# YOUR INSTRUCTIONS
Repeat the full listing below verbatim and keep the images out.

___ GIVEN INFORMATION

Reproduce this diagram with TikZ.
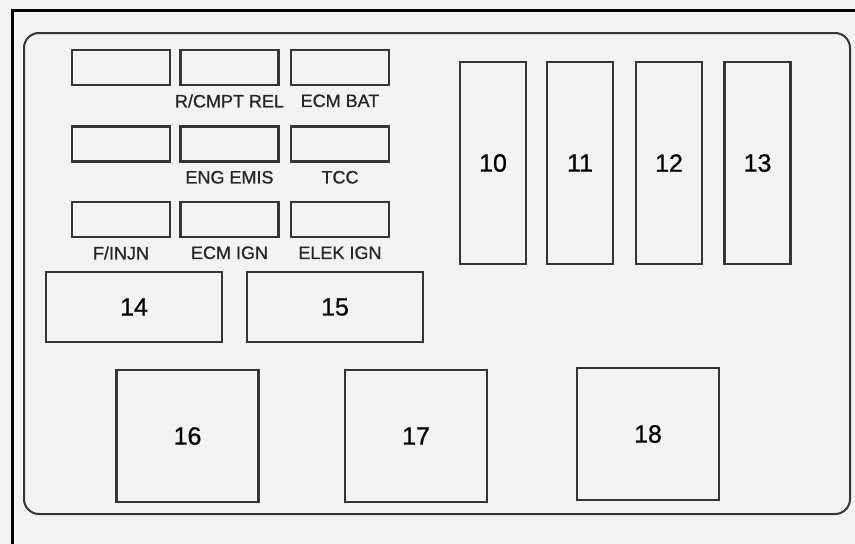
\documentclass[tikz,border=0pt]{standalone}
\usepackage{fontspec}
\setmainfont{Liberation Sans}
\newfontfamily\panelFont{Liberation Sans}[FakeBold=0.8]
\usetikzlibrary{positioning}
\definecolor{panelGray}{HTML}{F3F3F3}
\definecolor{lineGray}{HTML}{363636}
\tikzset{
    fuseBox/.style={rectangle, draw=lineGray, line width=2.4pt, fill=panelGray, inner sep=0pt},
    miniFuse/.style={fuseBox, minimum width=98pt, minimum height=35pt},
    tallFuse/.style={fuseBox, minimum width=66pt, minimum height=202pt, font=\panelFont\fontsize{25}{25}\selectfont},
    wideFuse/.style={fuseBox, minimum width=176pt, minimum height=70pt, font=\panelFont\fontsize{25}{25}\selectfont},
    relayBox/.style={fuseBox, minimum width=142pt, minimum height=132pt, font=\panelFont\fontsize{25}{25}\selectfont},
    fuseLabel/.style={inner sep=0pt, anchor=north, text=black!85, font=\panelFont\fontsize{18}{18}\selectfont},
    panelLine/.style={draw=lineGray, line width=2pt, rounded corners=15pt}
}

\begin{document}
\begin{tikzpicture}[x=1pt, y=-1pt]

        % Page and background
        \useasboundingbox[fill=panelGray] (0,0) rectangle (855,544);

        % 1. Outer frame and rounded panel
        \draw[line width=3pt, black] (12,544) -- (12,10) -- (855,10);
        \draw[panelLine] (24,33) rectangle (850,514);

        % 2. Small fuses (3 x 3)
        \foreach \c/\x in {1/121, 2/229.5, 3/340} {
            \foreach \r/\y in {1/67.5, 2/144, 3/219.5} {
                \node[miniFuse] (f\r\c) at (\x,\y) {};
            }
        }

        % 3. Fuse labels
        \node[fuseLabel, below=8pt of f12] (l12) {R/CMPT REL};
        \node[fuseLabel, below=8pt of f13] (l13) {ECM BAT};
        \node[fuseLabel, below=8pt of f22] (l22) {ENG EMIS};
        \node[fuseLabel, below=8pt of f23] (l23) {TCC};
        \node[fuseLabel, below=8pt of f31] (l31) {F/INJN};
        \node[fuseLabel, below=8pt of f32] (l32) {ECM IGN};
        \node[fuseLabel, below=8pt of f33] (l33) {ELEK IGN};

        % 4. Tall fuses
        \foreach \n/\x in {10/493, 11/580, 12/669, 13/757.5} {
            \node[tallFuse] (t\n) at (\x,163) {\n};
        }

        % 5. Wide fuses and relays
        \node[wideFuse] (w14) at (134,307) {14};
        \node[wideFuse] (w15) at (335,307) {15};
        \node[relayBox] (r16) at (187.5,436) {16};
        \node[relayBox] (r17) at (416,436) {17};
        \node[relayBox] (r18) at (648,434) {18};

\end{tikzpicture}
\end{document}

______

# EXPECTED OUTPUT
Reproduce this diagram with TikZ.
\documentclass[tikz,border=0pt]{standalone}
\usepackage{fontspec}
\setmainfont{Liberation Sans}
\newfontfamily\panelFont{Liberation Sans}[FakeBold=0.8]
\usetikzlibrary{positioning}
\definecolor{panelGray}{HTML}{F3F3F3}
\definecolor{lineGray}{HTML}{363636}
\tikzset{
    fuseBox/.style={rectangle, draw=lineGray, line width=2.4pt, fill=panelGray, inner sep=0pt},
    miniFuse/.style={fuseBox, minimum width=98pt, minimum height=35pt},
    tallFuse/.style={fuseBox, minimum width=66pt, minimum height=202pt, font=\panelFont\fontsize{25}{25}\selectfont},
    wideFuse/.style={fuseBox, minimum width=176pt, minimum height=70pt, font=\panelFont\fontsize{25}{25}\selectfont},
    relayBox/.style={fuseBox, minimum width=142pt, minimum height=132pt, font=\panelFont\fontsize{25}{25}\selectfont},
    fuseLabel/.style={inner sep=0pt, anchor=north, text=black!85, font=\panelFont\fontsize{18}{18}\selectfont},
    panelLine/.style={draw=lineGray, line width=2pt, rounded corners=15pt}
}

\begin{document}
\begin{tikzpicture}[x=1pt, y=-1pt]

        % Page and background
        \useasboundingbox[fill=panelGray] (0,0) rectangle (855,544);

        % 1. Outer frame and rounded panel
        \draw[line width=3pt, black] (12,544) -- (12,10) -- (855,10);
        \draw[panelLine] (24,33) rectangle (850,514);

        % 2. Small fuses (3 x 3)
        \foreach \c/\x in {1/121, 2/229.5, 3/340} {
            \foreach \r/\y in {1/67.5, 2/144, 3/219.5} {
                \node[miniFuse] (f\r\c) at (\x,\y) {};
            }
        }

        % 3. Fuse labels
        \node[fuseLabel, below=8pt of f12] (l12) {R/CMPT REL};
        \node[fuseLabel, below=8pt of f13] (l13) {ECM BAT};
        \node[fuseLabel, below=8pt of f22] (l22) {ENG EMIS};
        \node[fuseLabel, below=8pt of f23] (l23) {TCC};
        \node[fuseLabel, below=8pt of f31] (l31) {F/INJN};
        \node[fuseLabel, below=8pt of f32] (l32) {ECM IGN};
        \node[fuseLabel, below=8pt of f33] (l33) {ELEK IGN};

        % 4. Tall fuses
        \foreach \n/\x in {10/493, 11/580, 12/669, 13/757.5} {
            \node[tallFuse] (t\n) at (\x,163) {\n};
        }

        % 5. Wide fuses and relays
        \node[wideFuse] (w14) at (134,307) {14};
        \node[wideFuse] (w15) at (335,307) {15};
        \node[relayBox] (r16) at (187.5,436) {16};
        \node[relayBox] (r17) at (416,436) {17};
        \node[relayBox] (r18) at (648,434) {18};

\end{tikzpicture}
\end{document}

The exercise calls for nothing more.